There are adjectives which are usually used without nouns.
To refer to a particular type of a group, the formation of the sentence is the + adjective. Following are some examples:
the sportsmen, the handicapped, the deaf, the unemployed, the rich, the poor, the young, the old, the dead etc.
- He is raising fund for the deaf. (He is raising fund for deaf people.)
- Deprived are the poor (poor people are deprived)
- We should do something for the unemployed.
You must have noticed that these expressions are never singular, they are always plural.
- The deaf means “everyone who is deaf”.
- The dead refers to everyone who is no more.
There are some exceptions to the rule of plurals. There are few phrases in which such adjectives are used for singular person. Example: the accused, the former, the latter, the deceased etc.
One thing you must make a note of is that such adjectives are not used without ‘the’.
Correct: Deprived are the poor.
Incorrect: Deprived are poor.
When we use adjective in this way, the expressions cannot be used with apostrophe s (possessive ‘s).
Correct: The government must think about the problem of the blind.
Incorrect: The government must think about the blind’s problem.
Correct: The government must think about blind people’s problem.
Incorrect: Blind’s problem should be thought upon by the government.
Adjective can also be used to refer to some abstract quality or idea.
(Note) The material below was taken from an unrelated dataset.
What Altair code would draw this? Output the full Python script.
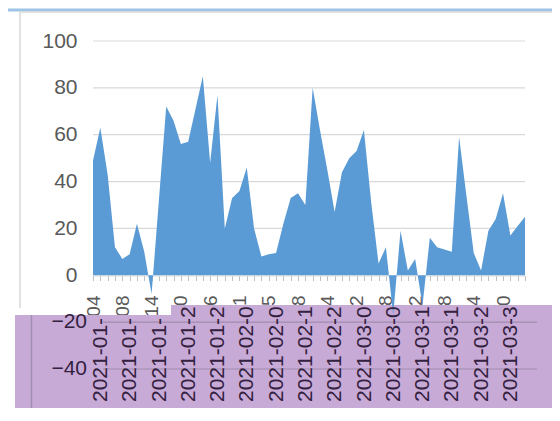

The structure remains the same: the + adjective
She doesn’t believe in the astrology.
The fate is unknown to us.
Adjectives of Nationality- Adjectives for Behavior/State
The Adjectives of Nationality and Adjectives for Behavior/state ending -sh or -ch can be used without nouns.
- The structure for the adjectives of nationality is the+ adjective. Examples: Irish, Welsh, English, British, Spanish, French etc.
- The Adjective for Behavior/ state can be used without ‘the’. Examples: I am feeling He is acting childish, etc.